• **Problem requirements**: Take the listing from its first line through the line that contains "from matplotlib.patches import" and please retype those lines exactly, leaving out the pictures.
-----
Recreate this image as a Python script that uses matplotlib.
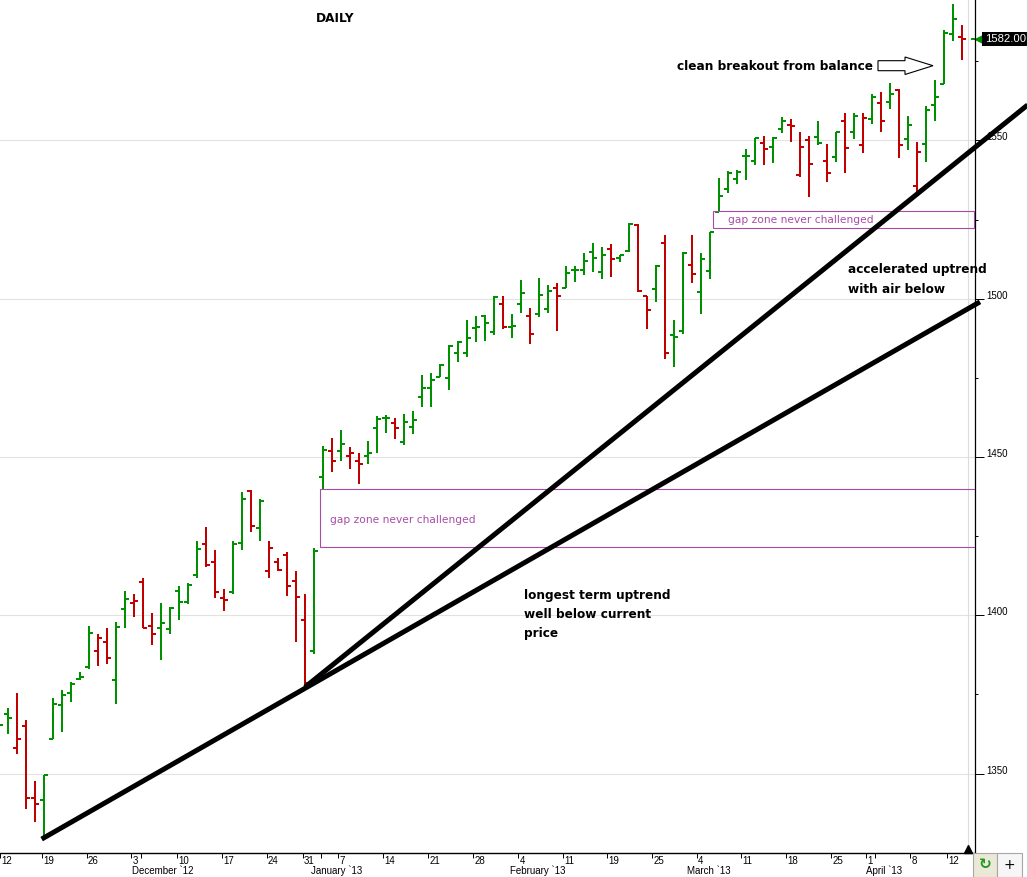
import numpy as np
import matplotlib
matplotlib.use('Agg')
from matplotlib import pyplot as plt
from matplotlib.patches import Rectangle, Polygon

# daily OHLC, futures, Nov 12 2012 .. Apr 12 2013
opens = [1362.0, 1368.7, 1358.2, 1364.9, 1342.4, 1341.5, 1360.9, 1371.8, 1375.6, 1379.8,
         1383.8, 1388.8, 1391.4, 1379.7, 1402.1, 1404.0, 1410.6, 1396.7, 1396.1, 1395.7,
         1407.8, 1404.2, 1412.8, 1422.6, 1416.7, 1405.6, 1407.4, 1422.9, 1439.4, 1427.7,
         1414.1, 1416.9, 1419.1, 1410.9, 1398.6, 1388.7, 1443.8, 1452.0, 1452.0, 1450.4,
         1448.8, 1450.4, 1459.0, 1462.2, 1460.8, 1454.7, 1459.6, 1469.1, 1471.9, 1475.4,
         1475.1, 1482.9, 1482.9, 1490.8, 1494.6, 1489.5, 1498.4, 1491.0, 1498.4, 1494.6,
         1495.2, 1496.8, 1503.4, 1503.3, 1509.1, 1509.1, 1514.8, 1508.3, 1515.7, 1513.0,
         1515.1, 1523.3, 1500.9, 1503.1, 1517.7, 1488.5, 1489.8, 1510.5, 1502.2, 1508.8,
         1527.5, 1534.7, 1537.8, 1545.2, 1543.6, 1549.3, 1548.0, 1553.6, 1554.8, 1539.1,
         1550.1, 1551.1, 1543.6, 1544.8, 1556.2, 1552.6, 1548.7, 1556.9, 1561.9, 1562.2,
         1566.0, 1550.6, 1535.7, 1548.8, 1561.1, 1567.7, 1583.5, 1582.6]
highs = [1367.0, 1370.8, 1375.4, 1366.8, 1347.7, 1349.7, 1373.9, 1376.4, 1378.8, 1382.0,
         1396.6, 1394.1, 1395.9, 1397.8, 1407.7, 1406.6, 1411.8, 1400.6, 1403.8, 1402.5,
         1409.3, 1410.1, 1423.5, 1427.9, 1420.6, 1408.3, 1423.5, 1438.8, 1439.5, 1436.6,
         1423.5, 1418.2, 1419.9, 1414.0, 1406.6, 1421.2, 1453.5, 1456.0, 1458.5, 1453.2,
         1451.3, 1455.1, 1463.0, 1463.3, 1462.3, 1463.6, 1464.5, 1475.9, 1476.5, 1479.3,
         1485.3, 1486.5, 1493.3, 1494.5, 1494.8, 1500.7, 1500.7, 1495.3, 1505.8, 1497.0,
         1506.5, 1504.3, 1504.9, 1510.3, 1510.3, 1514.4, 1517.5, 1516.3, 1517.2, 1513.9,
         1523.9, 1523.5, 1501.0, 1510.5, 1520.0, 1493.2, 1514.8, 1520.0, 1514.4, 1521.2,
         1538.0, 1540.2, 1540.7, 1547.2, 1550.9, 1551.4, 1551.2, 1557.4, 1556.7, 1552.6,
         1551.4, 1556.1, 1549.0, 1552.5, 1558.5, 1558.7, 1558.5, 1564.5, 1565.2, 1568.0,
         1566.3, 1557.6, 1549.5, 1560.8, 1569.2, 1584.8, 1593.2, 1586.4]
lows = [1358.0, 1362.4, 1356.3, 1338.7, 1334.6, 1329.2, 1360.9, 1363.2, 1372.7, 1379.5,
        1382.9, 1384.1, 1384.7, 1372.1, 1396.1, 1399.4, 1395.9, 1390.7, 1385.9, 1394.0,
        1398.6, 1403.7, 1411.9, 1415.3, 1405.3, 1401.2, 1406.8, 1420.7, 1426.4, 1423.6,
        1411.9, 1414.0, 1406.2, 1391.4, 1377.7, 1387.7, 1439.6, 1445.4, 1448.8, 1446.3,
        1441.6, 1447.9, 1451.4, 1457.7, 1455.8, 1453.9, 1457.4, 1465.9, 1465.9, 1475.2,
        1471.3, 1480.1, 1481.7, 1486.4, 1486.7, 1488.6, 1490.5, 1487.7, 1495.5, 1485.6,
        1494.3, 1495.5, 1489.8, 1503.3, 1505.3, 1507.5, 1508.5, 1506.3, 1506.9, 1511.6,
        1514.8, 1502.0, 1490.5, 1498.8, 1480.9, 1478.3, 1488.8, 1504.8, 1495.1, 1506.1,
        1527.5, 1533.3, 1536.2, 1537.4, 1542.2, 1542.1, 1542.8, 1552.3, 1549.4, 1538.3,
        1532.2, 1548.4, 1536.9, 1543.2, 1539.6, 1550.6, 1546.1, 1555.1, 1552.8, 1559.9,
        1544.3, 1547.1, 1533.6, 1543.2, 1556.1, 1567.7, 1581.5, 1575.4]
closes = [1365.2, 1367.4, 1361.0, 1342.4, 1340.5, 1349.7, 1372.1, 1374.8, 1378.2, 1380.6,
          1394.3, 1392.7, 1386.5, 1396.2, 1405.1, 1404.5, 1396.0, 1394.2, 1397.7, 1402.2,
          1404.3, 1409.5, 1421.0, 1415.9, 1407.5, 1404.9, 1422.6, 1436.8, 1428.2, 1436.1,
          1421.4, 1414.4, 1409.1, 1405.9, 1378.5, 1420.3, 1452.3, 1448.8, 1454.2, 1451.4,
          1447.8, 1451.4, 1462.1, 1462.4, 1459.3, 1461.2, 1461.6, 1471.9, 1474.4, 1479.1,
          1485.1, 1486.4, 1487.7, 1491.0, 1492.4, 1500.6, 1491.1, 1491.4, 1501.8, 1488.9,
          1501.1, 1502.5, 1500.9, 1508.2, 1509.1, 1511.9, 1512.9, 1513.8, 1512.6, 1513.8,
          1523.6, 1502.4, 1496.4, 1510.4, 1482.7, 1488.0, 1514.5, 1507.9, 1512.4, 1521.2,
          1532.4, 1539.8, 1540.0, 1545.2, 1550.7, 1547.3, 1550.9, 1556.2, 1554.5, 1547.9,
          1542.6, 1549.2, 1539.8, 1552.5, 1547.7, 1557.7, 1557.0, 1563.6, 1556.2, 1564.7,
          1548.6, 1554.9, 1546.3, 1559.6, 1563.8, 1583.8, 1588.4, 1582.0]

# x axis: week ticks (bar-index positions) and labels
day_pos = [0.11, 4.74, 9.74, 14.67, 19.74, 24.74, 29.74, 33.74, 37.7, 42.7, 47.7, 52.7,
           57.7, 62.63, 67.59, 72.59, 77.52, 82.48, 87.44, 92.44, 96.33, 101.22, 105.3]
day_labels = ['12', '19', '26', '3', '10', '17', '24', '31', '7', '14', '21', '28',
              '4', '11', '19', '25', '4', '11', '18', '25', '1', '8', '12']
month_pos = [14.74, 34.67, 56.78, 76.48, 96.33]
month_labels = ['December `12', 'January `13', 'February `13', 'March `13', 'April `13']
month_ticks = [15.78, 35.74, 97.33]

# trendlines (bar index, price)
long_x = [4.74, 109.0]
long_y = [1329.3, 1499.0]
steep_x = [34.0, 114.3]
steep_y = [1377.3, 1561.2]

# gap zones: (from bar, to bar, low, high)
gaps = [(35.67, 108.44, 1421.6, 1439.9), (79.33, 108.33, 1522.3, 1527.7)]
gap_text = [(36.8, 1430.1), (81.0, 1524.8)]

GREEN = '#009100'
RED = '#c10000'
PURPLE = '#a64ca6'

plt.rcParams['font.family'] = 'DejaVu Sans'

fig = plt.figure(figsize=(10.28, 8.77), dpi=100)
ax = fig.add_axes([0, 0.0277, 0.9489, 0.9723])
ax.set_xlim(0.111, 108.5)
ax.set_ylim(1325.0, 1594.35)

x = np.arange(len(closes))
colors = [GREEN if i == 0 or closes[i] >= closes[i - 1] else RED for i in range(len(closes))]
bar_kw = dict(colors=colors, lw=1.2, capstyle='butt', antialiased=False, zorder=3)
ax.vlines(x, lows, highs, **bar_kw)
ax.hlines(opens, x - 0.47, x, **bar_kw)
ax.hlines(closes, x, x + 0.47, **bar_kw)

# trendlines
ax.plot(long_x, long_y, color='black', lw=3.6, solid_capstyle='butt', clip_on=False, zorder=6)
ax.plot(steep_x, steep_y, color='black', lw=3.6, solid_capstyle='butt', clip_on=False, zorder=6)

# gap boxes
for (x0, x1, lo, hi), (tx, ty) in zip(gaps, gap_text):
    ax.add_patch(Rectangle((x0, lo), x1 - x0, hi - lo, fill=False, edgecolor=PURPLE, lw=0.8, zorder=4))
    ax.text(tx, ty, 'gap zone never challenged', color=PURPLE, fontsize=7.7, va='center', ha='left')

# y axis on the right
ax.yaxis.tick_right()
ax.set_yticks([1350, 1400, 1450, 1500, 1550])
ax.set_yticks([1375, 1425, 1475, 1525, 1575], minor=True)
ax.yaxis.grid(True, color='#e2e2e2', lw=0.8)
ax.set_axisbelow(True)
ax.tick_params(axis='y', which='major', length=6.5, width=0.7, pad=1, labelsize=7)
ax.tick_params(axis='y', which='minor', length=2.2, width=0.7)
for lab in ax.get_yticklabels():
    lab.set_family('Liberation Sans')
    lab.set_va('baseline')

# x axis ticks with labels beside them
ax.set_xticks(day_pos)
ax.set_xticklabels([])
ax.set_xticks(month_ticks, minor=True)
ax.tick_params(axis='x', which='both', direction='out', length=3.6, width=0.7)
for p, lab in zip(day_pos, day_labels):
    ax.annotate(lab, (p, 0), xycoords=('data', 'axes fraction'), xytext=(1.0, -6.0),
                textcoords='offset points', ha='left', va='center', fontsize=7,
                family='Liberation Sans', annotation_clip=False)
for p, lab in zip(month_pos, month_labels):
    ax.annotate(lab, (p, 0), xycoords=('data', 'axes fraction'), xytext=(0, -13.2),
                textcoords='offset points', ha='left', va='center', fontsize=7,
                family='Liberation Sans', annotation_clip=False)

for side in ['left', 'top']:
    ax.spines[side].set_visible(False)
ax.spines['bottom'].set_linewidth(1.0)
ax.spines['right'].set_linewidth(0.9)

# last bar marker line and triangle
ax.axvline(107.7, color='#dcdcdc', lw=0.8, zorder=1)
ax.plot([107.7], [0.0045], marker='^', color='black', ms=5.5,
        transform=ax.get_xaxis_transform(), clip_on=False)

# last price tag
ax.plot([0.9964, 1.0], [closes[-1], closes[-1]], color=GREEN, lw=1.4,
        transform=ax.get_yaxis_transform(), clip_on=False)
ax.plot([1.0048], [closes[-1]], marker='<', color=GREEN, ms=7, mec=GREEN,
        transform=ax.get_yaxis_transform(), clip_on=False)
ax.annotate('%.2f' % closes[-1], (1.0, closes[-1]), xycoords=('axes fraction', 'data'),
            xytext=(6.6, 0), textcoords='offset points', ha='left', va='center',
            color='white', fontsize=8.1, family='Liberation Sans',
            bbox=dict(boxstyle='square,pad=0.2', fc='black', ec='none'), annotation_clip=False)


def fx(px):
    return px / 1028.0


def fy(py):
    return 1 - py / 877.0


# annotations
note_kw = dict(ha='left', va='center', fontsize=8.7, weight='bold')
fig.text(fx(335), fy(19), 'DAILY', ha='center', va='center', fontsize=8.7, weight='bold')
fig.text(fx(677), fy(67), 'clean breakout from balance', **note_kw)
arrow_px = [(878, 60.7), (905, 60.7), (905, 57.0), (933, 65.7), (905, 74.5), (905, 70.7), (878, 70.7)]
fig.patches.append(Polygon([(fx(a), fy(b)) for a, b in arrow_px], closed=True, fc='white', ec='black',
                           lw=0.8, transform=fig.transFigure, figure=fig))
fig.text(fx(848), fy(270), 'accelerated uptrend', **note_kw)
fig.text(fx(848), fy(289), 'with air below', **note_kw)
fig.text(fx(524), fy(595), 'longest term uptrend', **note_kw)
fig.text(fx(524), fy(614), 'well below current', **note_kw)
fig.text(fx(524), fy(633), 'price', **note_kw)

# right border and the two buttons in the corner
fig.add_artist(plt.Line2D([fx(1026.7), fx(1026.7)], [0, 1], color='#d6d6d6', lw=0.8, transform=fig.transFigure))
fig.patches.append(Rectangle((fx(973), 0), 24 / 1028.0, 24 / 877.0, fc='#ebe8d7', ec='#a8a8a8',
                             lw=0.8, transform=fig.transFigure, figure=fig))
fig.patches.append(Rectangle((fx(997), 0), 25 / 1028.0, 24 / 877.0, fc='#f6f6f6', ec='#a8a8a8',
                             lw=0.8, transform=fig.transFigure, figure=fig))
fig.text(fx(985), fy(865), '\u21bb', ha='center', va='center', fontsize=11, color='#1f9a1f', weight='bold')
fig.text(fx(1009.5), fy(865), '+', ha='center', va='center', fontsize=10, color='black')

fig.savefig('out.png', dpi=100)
-----
• **Exercise answer**:
Recreate this image as a Python script that uses matplotlib.
import numpy as np
import matplotlib
matplotlib.use('Agg')
from matplotlib import pyplot as plt
from matplotlib.patches import Rectangle, Polygon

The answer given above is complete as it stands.